It’s official. Consumer Reports’ engineers have just completed testing the iPhone 4, and have confirmed that there is a problem with its reception. When your finger or hand touches a spot on the phone’s lower left side—an easy thing, especially for lefties—the signal can significantly degrade enough to cause you to lose your connection altogether if you’re in an area with a weak signal. Due to this problem, we can’t recommend the iPhone 4.
Our findings call into question the recent claim by Apple that the iPhone 4’s signal-strength issues were largely an optical illusion caused by faulty software that “mistakenly displays 2 more bars than it should for a given signal strength.”
The iPhone scored high, in part because it sports the sharpest display and best video camera we’ve seen on any phone, and even outshines its high-scoring predecessors with improved battery life and such new features as a front-facing camera for video chats and a built-in gyroscope that turns the phone into a super-responsive game controller. But Apple needs to come up with a permanent—and free—fix for the antenna problem before we can recommend the iPhone 4.
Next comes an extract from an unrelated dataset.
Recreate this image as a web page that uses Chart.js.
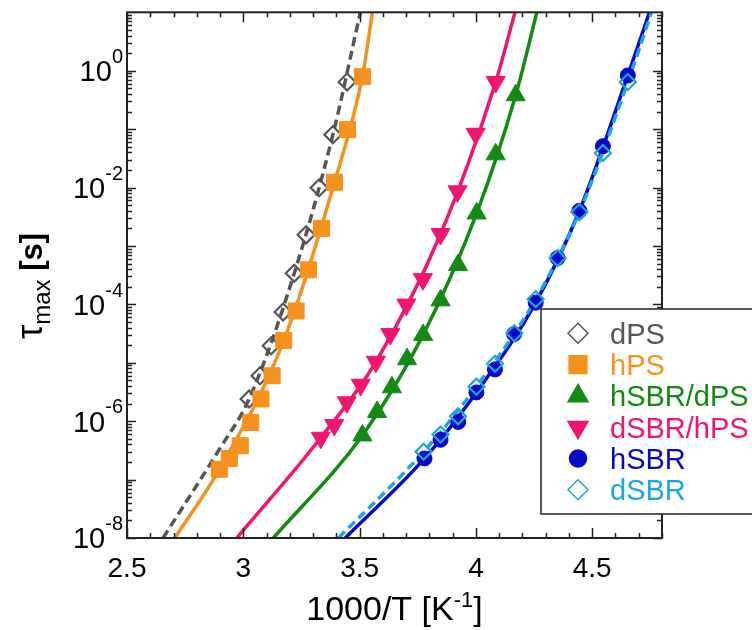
<!DOCTYPE html>
<html>
<head>
<meta charset="utf-8">
<script src="https://cdn.jsdelivr.net/npm/chart.js"></script>
<style>
  html, body { margin: 0; padding: 0; background: #fff; }
  canvas { display: block; }
</style>
</head>
<body>
<canvas id="tauChart" width="752" height="630"></canvas>
<script>
// x = 1000/T [1/K], y = tau_max [s]

// dPS (open grey diamonds + dashed fit)
const dpsX = [3.025, 3.072, 3.120, 3.171, 3.219, 3.270, 3.326, 3.385, 3.446];
const dpsY = [2.4e-6, 6.0e-6, 1.96e-5, 7.4e-5, 3.4e-4, 1.55e-3, 9.9e-3, 8.0e-2, 0.64];
const dpsFitX = [2.655, 2.897, 3.025, 3.219, 3.385, 3.503];
const dpsFitY = [1e-8, 3.3e-7, 2.4e-6, 3.4e-4, 8.0e-2, 10];

// hPS (orange squares)
const hpsX = [2.897, 2.940, 2.987, 3.032, 3.076, 3.124, 3.174, 3.227, 3.280, 3.336, 3.392, 3.448, 3.512];
const hpsY = [1.5e-7, 2.3e-7, 3.8e-7, 9.5e-7, 2.4e-6, 6.0e-6, 2.4e-5, 7.7e-5, 3.9e-4, 2.0e-3, 1.23e-2, 9.8e-2, 0.79];
const hpsFitX = [2.706, 2.897, 3.174, 3.392, 3.512, 3.555];
const hpsFitY = [1e-8, 1.5e-7, 2.4e-5, 1.23e-2, 0.79, 10];

// hSBR/dPS (green up triangles)
const hsbrDpsX = [3.512, 3.575, 3.639, 3.704, 3.773, 3.848, 3.923, 4.003, 4.085, 4.171];
const hsbrDpsY = [5.7e-7, 1.44e-6, 3.8e-6, 1.15e-5, 3.0e-5, 1.17e-4, 4.7e-4, 3.6e-3, 3.7e-2, 0.38];
const hsbrDpsFitX = [3.129, 3.512, 3.773, 4.003, 4.171, 4.262];
const hsbrDpsFitY = [1e-8, 5.7e-7, 3.0e-5, 3.6e-3, 0.38, 10];

// dSBR/hPS (pink down triangles)
const dsbrHpsX = [3.333, 3.391, 3.445, 3.505, 3.570, 3.632, 3.701, 3.772, 3.848, 3.921, 3.999, 4.085];
const dsbrHpsY = [5.2e-7, 8.6e-7, 2.1e-6, 4.2e-6, 1.04e-5, 3.1e-5, 9.9e-5, 2.7e-4, 1.6e-3, 8.6e-3, 8.3e-2, 0.64];
const dsbrHpsFitX = [2.972, 3.333, 3.570, 3.848, 4.085, 4.168];
const dsbrHpsFitY = [1e-8, 5.2e-7, 1.04e-5, 1.6e-3, 0.64, 10];

// hSBR (blue circles)
const hsbrX = [3.779, 3.848, 3.924, 4.002, 4.082, 4.164, 4.257, 4.351, 4.445, 4.546, 4.653];
const hsbrY = [2.3e-7, 4.8e-7, 9.7e-7, 3.1e-6, 7.7e-6, 3.1e-5, 1.07e-4, 6.2e-4, 4.0e-3, 5.1e-2, 0.83];
const hsbrFitX = [3.438, 3.779, 4.002, 4.257, 4.445, 4.653, 4.746];
const hsbrFitY = [1e-8, 2.3e-7, 3.1e-6, 1.07e-4, 4.0e-3, 0.83, 10];

// dSBR (open light-blue diamonds)
const dsbrX = [3.775, 3.848, 3.923, 4.002, 4.082, 4.165, 4.257, 4.351, 4.445, 4.546, 4.653];
const dsbrY = [3.0e-7, 5.9e-7, 1.21e-6, 3.9e-6, 9.6e-6, 3.2e-5, 1.22e-4, 6.2e-4, 3.8e-3, 3.9e-2, 0.64];
const dsbrFitX = [3.409, 3.775, 4.002, 4.257, 4.445, 4.653, 4.755];
const dsbrFitY = [1e-8, 3.0e-7, 3.9e-6, 1.22e-4, 3.8e-3, 0.64, 10];

// axis ticks
const xTickLabels = [2.5, 3, 3.5, 4, 4.5];
const yTickExponents = [0, -2, -4, -6, -8];

const FONT = "'Liberation Sans', Arial, sans-serif";
const GREY = '#555555';
const ORANGE = '#F7911D';
const GREEN = '#138A13';
const PINK = '#F2146F';
const BLUE = '#0808C8';
const LIGHTBLUE = '#1AA7E0';

const pts = (xs, ys) => xs.map((x, i) => ({ x: x, y: ys[i] }));

function fitLine(xs, ys, color, dashed, order) {
    return {
        data: pts(xs, ys),
        showLine: true,
        borderColor: color,
        borderWidth: 3.5,
        borderDash: dashed ? [9, 5] : [],
        pointRadius: 0,
        cubicInterpolationMode: 'monotone',
        order: order
    };
}

function markers(label, xs, ys, opts, order) {
    return Object.assign({
        label: label,
        data: pts(xs, ys),
        showLine: false,
        order: order
    }, opts);
}

const legendItems = [
    { text: 'dPS', color: GREY, style: 'rectRot', radius: 10, fill: false },
    { text: 'hPS', color: ORANGE, style: 'rect', radius: 12.5, fill: true },
    { text: 'hSBR/dPS', color: GREEN, style: 'triangle', radius: 11.5, fill: true },
    { text: 'dSBR/hPS', color: PINK, style: 'triangle', radius: 11.5, rotation: 180, fill: true },
    { text: 'hSBR', color: BLUE, style: 'circle', radius: 8.5, fill: true },
    { text: 'dSBR', color: LIGHTBLUE, style: 'rectRot', radius: 10, fill: false }
];

// draws a base string followed by a raised/lowered smaller string, returns total width
function textWithScript(ctx, base, baseFont, script, scriptFont, x, y, dy) {
    ctx.font = baseFont;
    ctx.fillText(base, x, y);
    const bw = ctx.measureText(base).width;
    ctx.font = scriptFont;
    ctx.fillText(script, x + bw, y + dy);
    return bw + ctx.measureText(script).width;
}

// frame with inward ticks, tick labels, axis titles, legend box
const decorations = {
    id: 'decorations',
    afterDraw(chart) {
        const ctx = chart.ctx;
        const a = chart.chartArea;
        const xs = chart.scales.x;
        const ys = chart.scales.y;
        ctx.save();

        // ticks
        ctx.strokeStyle = '#222';
        ctx.lineWidth = 1.5;
        ctx.beginPath();
        for (let i = 25; i <= 48; i++) {
            const px = Math.round(xs.getPixelForValue(i / 10)) + 0.5;
            const len = i % 5 === 0 ? 10 : 5;
            ctx.moveTo(px, a.bottom); ctx.lineTo(px, a.bottom - len);
            ctx.moveTo(px, a.top); ctx.lineTo(px, a.top + len);
        }
        for (let e = -8; e <= 0; e++) {
            for (let m = 1; m <= 9; m++) {
                const py = Math.round(ys.getPixelForValue(m * Math.pow(10, e))) + 0.5;
                const len = m === 1 ? 9 : 5;
                ctx.moveTo(a.left, py); ctx.lineTo(a.left + len, py);
                ctx.moveTo(a.right, py); ctx.lineTo(a.right - len, py);
            }
        }
        ctx.stroke();

        ctx.lineWidth = 2;
        ctx.strokeRect(a.left, a.top, a.right - a.left, a.bottom - a.top);

        // x tick labels
        ctx.fillStyle = '#000';
        ctx.font = '28px ' + FONT;
        ctx.textAlign = 'center';
        ctx.textBaseline = 'alphabetic';
        xTickLabels.forEach(v => {
            ctx.fillText(String(v), xs.getPixelForValue(v), 577);
        });

        // y tick labels 10^n
        ctx.textAlign = 'left';
        yTickExponents.forEach(e => {
            const py = ys.getPixelForValue(Math.pow(10, e));
            const sup = String(e);
            ctx.font = '20px ' + FONT;
            const sw = ctx.measureText(sup).width;
            ctx.font = '29px ' + FONT;
            const bw = ctx.measureText('10').width;
            textWithScript(ctx, '10', '29px ' + FONT, sup, '20px ' + FONT, 123 - sw - bw, py + 10.4, -18.2);
        });

        // x title: 1000/T [K^-1], centred on the plot area
        ctx.font = '34px ' + FONT;
        const w1 = ctx.measureText('1000/T [K').width;
        ctx.font = '22px ' + FONT;
        const w2 = ctx.measureText('-1').width;
        ctx.font = '34px ' + FONT;
        const w3 = ctx.measureText(']').width;
        const cx = (a.left + a.right) / 2;
        const tx = cx - (w1 + w2 + w3) / 2;
        textWithScript(ctx, '1000/T [K', '34px ' + FONT, '-1', '22px ' + FONT, tx, 620, -13);
        ctx.font = '34px ' + FONT;
        ctx.fillText(']', tx + w1 + w2, 620);

        // y title: tau_max [s]
        ctx.save();
        ctx.translate(42, 286);
        ctx.rotate(-Math.PI / 2);
        ctx.font = '36px ' + FONT;
        const wa = ctx.measureText('\u03C4').width;
        ctx.font = '24px ' + FONT;
        const wb = ctx.measureText('max').width;
        ctx.font = 'bold 31px ' + FONT;
        const wc = ctx.measureText(' [s]').width;
        const ty = -(wa + wb + wc) / 2;
        textWithScript(ctx, '\u03C4', '36px ' + FONT, 'max', '24px ' + FONT, ty, 0, 8);
        ctx.font = 'bold 31px ' + FONT;
        ctx.fillText(' [s]', ty + wa + wb, 0);
        ctx.restore();

        // legend
        const lx = 541, ltop = 309, lbottom = 514;
        ctx.fillStyle = '#fff';
        ctx.fillRect(lx, ltop, 800 - lx, lbottom - ltop);
        ctx.strokeStyle = '#222';
        ctx.lineWidth = 1.5;
        ctx.strokeRect(lx, ltop, 800 - lx, lbottom - ltop);
        ctx.font = '29px ' + FONT;
        legendItems.forEach((it, i) => {
            const cy = 333.3 + i * 31.3;
            ctx.fillStyle = it.fill ? it.color : 'rgba(0,0,0,0)';
            ctx.strokeStyle = it.color;
            Chart.helpers.drawPoint(ctx, {
                pointStyle: it.style,
                radius: it.radius,
                rotation: it.rotation || 0,
                borderWidth: it.fill ? 1 : 2.2
            }, 578, cy);
            ctx.fillStyle = it.color;
            ctx.fillText(it.text, 610, cy + 10.3);
        });

        ctx.restore();
    }
};

new Chart(document.getElementById('tauChart'), {
    type: 'scatter',
    data: {
        datasets: [
            fitLine(dpsFitX, dpsFitY, GREY, true, 20),
            fitLine(hpsFitX, hpsFitY, ORANGE, false, 19),
            fitLine(hsbrDpsFitX, hsbrDpsFitY, GREEN, false, 18),
            fitLine(dsbrHpsFitX, dsbrHpsFitY, PINK, false, 17),
            fitLine(hsbrFitX, hsbrFitY, BLUE, false, 16),
            fitLine(dsbrFitX, dsbrFitY, LIGHTBLUE, true, 15),
            markers('dPS', dpsX, dpsY, {
                pointStyle: 'rectRot', pointRadius: 8.5,
                pointBackgroundColor: 'rgba(0,0,0,0)', pointBorderColor: GREY, pointBorderWidth: 2.2
            }, 6),
            markers('hPS', hpsX, hpsY, {
                pointStyle: 'rect', pointRadius: 11.3,
                pointBackgroundColor: ORANGE, pointBorderColor: ORANGE, pointBorderWidth: 1
            }, 5),
            markers('hSBR/dPS', hsbrDpsX, hsbrDpsY, {
                pointStyle: 'triangle', pointRadius: 11,
                pointBackgroundColor: GREEN, pointBorderColor: GREEN, pointBorderWidth: 1
            }, 4),
            markers('dSBR/hPS', dsbrHpsX, dsbrHpsY, {
                pointStyle: 'triangle', pointRadius: 11, pointRotation: 180,
                pointBackgroundColor: PINK, pointBorderColor: PINK, pointBorderWidth: 1
            }, 3),
            markers('hSBR', hsbrX, hsbrY, {
                pointStyle: 'circle', pointRadius: 7.5,
                pointBackgroundColor: BLUE, pointBorderColor: BLUE, pointBorderWidth: 1
            }, 2),
            markers('dSBR', dsbrX, dsbrY, {
                pointStyle: 'rectRot', pointRadius: 8,
                pointBackgroundColor: 'rgba(0,0,0,0)', pointBorderColor: LIGHTBLUE, pointBorderWidth: 2.2
            }, 1)
        ]
    },
    options: {
        responsive: false,
        animation: false,
        devicePixelRatio: 1,
        layout: { padding: { left: 127, right: 90, top: 4, bottom: 92 } },
        plugins: {
            legend: { display: false },
            tooltip: { enabled: false }
        },
        scales: {
            x: { type: 'linear', min: 2.5, max: 4.8, display: false },
            y: { type: 'logarithmic', min: 1e-8, max: 10, display: false }
        }
    },
    plugins: [decorations]
});
</script>
</body>
</html>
I rarely hold my 3GS without a case, I’m not left handed, our network in Australia is heaps better than AT&T’s appears to be, I imagine I’d be unaffected. But others will, so why didn’t they just send out a couple thousand free cases.
As I said at the time Apple PR shared that bullshit, it smelled false. Now all the great stuff about your device will be forgotten about.
Better to admit a design flaw which impacts a small percentage of your users than to allow others to own the conversation about your brand.